Ours polaires, fleurs, visages souriants : ces oeuvres de 15 mètres de haut accrochent le regard ! Rien n’est innocent à Anadyr, tout est inspiré depuis des siècles par l’art de la survie physique et mentale. Le petit musée expose ainsi un art et un artisanat plus complexes qu’il n’y paraît. Doux, tolérant et très fier, le peuple tchouktche aurait donné naissance à celui des Inuits, cela avant que ne soit engloutie la Béringie, ce pont terrestre qui reliait autrefois l’Asie à l’Alaska. Sa culture perdure vaille que vaille. Elle donna par exemple au monde l’un des plus grands écrivains contemporains de langue russe : Youri Rythkeou.
En Tchoukotka vivent aussi des Russes venus dans ce Far East en quête de meilleure fortune ou par obligation militaire. Une cathédrale en bois surprend dans l’univers de béton coloré d’Anadyr. Tout près, bras ouverts sur le port et l’estuaire, une statue de Saint Nicolas semble défier l’animisme autochtone.
Longer les côtes de la province dans un bateau de classe polaire ou partir à l’aventure à l’intérieur des terres, c’est quitter Anadyr et la civilisation connue pour plonger dans l’univers des Tchouktches, souvent chahutés pour leur bonhommie. Une expédition permit en 1990 à Jean Malaurie de retrouver un grand site chamanique, l’Allée des Baleines, surnommée par l’explorateur la « Delphes de l’Arctique ».
Sur l’île d’Yttigram, cet ordonnancement précis de machoires, vertèbres et autres ossements de baleines forme une véritable allée de plus de 500 m, qui avait déjà troublé des explorateurs russes en 1976. Son grand mystère rend perplexe les scientifiques et invite au respect. Si la période soviétique permit aux Tchouktches d’apprendre à lire, écrire et compter, elle leur fit aussi perdre une grande part de leur culture traditionnelle de transmission orale. Nous sommes les derniers témoins de cette culture qui peut disparaître, comme l’Allée des Baleines elle-même, attaquée par le vent, le gel et les tempêtes.
Au gré de descentes à terre improvisées, une croisière permet d’assister aux préparatifs d’une fête de village et de rencontrer des pêcheurs construisant une pirogue traditionnelle en peau de morse. Avec un peu de chance, s’il fait preuve de tact, le voyageur peut alors connaître des émotions rares. Imaginez. Le canot pneumatique aborde une plage de gravier parsemée d’ossements. Derrière un escarpement, on devine des constructions en bois sur un promontoire balayé par le vent, d’où monte une fumée signalant une présence humaine. Alors commence l’inoubliable.
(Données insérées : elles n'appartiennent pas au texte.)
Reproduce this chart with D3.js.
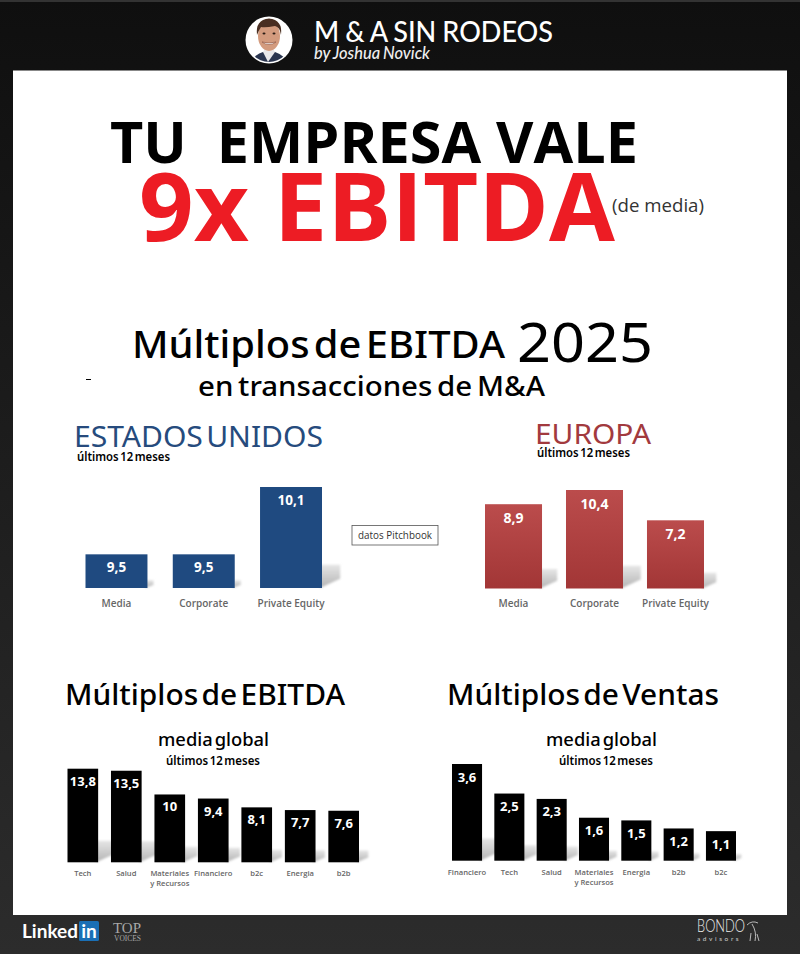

Face à l’océan, sous les yeux admiratifs de son petit frère, un adolescent tchouktche raconte en russe la chasse au morse et la fierté d’avoir eu le droit de lancer le harpon, la solitude quand l’embarcation est perdue dans le brouillard, la joie du retour au village… Séchant au soleil et au grand vent, un bateau en construction laisse voir deux peaux de morse suintant encore de graisse, cousues la veille sur une charpente en bois. Un enfant tout sourire serre dans ses bras un chiot husky. Des femmes, surveillant le séchage des peaux et poissons, invitent à boire le thé pour élargir leur horizon. Brunie par la mer et les efforts, la main du chef de clan s’ouvre enfin sur une dent de morse, cadeau pour le voyageur respectueux.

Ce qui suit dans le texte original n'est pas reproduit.